MoE-DP: An MoE-Enhanced Diffusion Policy for Robust Long-Horizon Robotic Manipulation with Skill Decomposition and Failure Recovery

Diffusion policies have emerged as a powerful framework for robotic visuomotor control, yet they often lack the robustness to recover from subtask failures in long-horizon, multi-stage tasks and their learned representations of observations are often difficult to interpret. In this work, we propose the Mixture of Experts-Enhanced Diffusion Policy (MoE-DP), where the core idea is to insert a Mixture of Experts (MoE) layer between the visual encoder and the diffusion model. This layer decomposes the policy's knowledge into a set of specialized experts, which are dynamically activated to handle different phases of a task. We demonstrate through extensive experiments that MoE-DP exhibits a strong capability to recover from disturbances, significantly outperforming standard baselines in robustness. On a suite of 6 long-horizon simulation tasks, this leads to a 36% average relative improvement in success rate under disturbed conditions. This enhanced robustness is further validated in the real world, where MoE-DP also shows significant performance gains. We further show that MoE-DP learns an interpretable skill decomposition, where distinct experts correspond to semantic task primitives (e.g., approaching, grasping). This learned structure can be leveraged for inference-time control, allowing for the rearrangement of subtasks without any re-training.
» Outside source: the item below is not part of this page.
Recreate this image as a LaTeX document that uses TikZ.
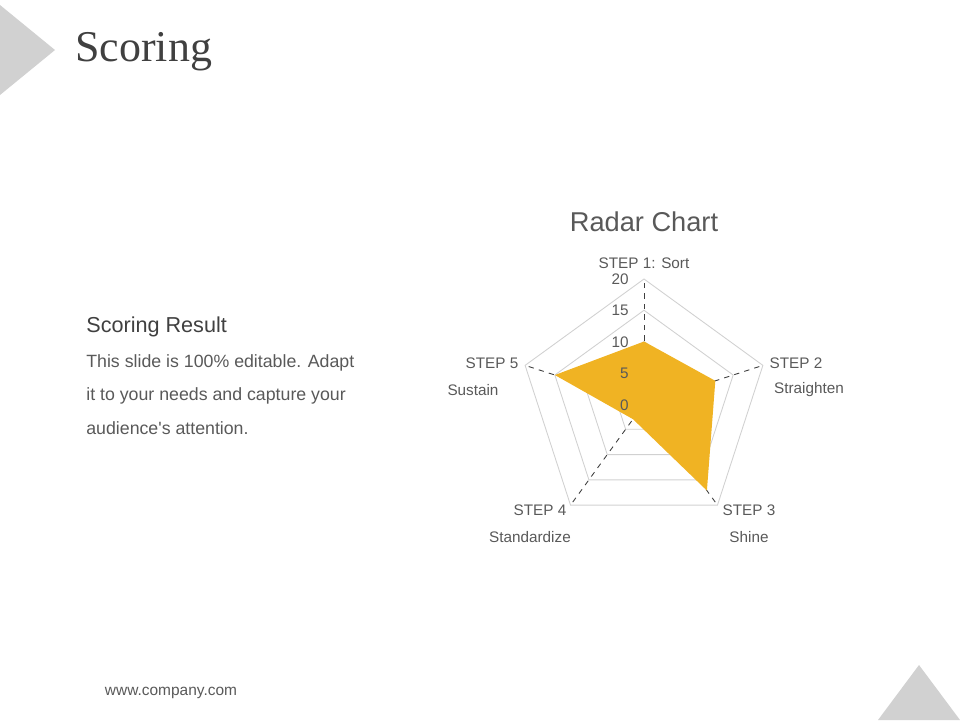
\documentclass[tikz,border=0pt]{standalone}
\usepackage{fontspec}
\setmainfont{Liberation Serif}
\newfontfamily\arial{Liberation Sans}
\usetikzlibrary{positioning,calc}
\definecolor{radarfill}{HTML}{F0B323}
\definecolor{txtgray}{HTML}{595959}
\begin{document}
\begin{tikzpicture}[
        x=0.02cm, y=-0.02cm,
        gridline/.style = {draw=black!18, line width=0.5pt},
        axisline/.style = {draw=black!75, dashed, line width=0.5pt},
        lbl/.style = {font=\arial\fontsize{8.7}{10}\selectfont, text=txtgray, inner sep=0pt},
        tick/.style = {font=\arial\fontsize{8.7}{10}\selectfont, text=txtgray, inner sep=0pt, anchor=east}
        ]
        \useasboundingbox (0,0) rectangle (960,720);
%
        \fill[black!18] (0,5) -- (55,50) -- (0,95) -- cycle;
        \fill[black!18] (878,720) -- (919,665) -- (960,720) -- cycle;
        \node[anchor=west, inner sep=0pt, font=\fontsize{25}{28}\selectfont, text=black!75] (title) at (75,52) {Scoring};
%
        \node[anchor=west, inner sep=0pt, font=\arial\fontsize{12.3}{14}\selectfont, text=black!75] (head) at (86,327) {Scoring Result};
        \node[anchor=north west, inner sep=0pt, align=left, text=txtgray,
              font=\arial\fontsize{10.1}{19.2}\selectfont] (body) at (86,354)
              {This slide is 100\% editable. Adapt\\it to your needs and capture your\\audience's attention.};
        \node[inner sep=0pt, font=\arial\fontsize{8.8}{10}\selectfont, text=txtgray] (web) at (171,693) {www.company.com};
%
        \node[inner sep=0pt, font=\arial\fontsize{15.5}{18}\selectfont, text=black!65] (chart) at (644,222) {Radar Chart};
        \coordinate (c) at (644,404);
%
        \foreach \r in {31.25,62.5,93.75,125}
            \draw[gridline] ($(c)+(-90:\r)$) -- ($(c)+(-18:\r)$) -- ($(c)+(54:\r)$)
                -- ($(c)+(126:\r)$) -- ($(c)+(198:\r)$) -- cycle;
        \foreach \k in {1,...,5}
            \coordinate (v\k) at ($(c)+(-90+72*\k-72:125)$);
        \foreach \k in {1,...,5}
            \draw[axisline] (c) -- (v\k);
%
        \fill[radarfill] ($(c)+(-90:62.5)$) -- ($(c)+(-18:75)$) -- ($(c)+(54:107)$)
            -- ($(c)+(126:18.75)$) -- ($(c)+(198:93.75)$) -- cycle;
%
        \node[lbl] (s1) at (644,263) {STEP 1: Sort};
        \node[lbl] (s2) at (796,363) {STEP 2};
        \node[lbl] (s2b) at (809,390) {Straighten};
        \node[lbl] (s3) at (749,510) {STEP 3};
        \node[lbl] (s3b) at (749,537) {Shine};
        \node[lbl] (s4) at (540,510) {STEP 4};
        \node[lbl] (s4b) at (530,537) {Standardize};
        \node[lbl] (s5) at (492,363) {STEP 5};
        \node[lbl] (s5b) at (473,390) {Sustain};
%
        \node[tick] (t20) at (629,279) {20};
        \node[tick] (t15) at (629,310) {15};
        \node[tick] (t10) at (629,342) {10};
        \node[tick] (t5) at (629,373) {5};
        \node[tick] (t0) at (629,405) {0};
\end{tikzpicture}
\end{document}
In its autonomous mode, the system encodes observation inputs (images and robot state) into a feature vector, which is then fed to an MoE layer. The MoE’s router automatically selects the appropriate expert for the current observation. The output of the selected expert then serves as a conditioning input for the Diffusion Policy during action generation. While the router typically operates autonomously, the architecture supports high-level control: an external agent, such as a human operator or a Vision-Language Model (VLM), can guide the policy by overriding the router’s default selection. This capability enables flexible behaviors, such as reordering subtasks to generalize to novel sequences not seen during training..

Our system leverages a VLM for high-level task planning in two stages. First, at the skill summarization (①) stage, the VLM builds a textual knowledge base of the robot’s capabilities by analyzing annotated frames from a demonstration that follows the same execution sequence as the training data. Second, at the task execution stage (②), the VLM uses this knowledge, a high-level goal, and a real-time image to reason about the current task stage and predict the appropriate expert to activate. This hierarchical architecture enables the system to dynamically plan and rearrange the order of subtasks without any re-training, translating abstract goals into concrete robotic actions.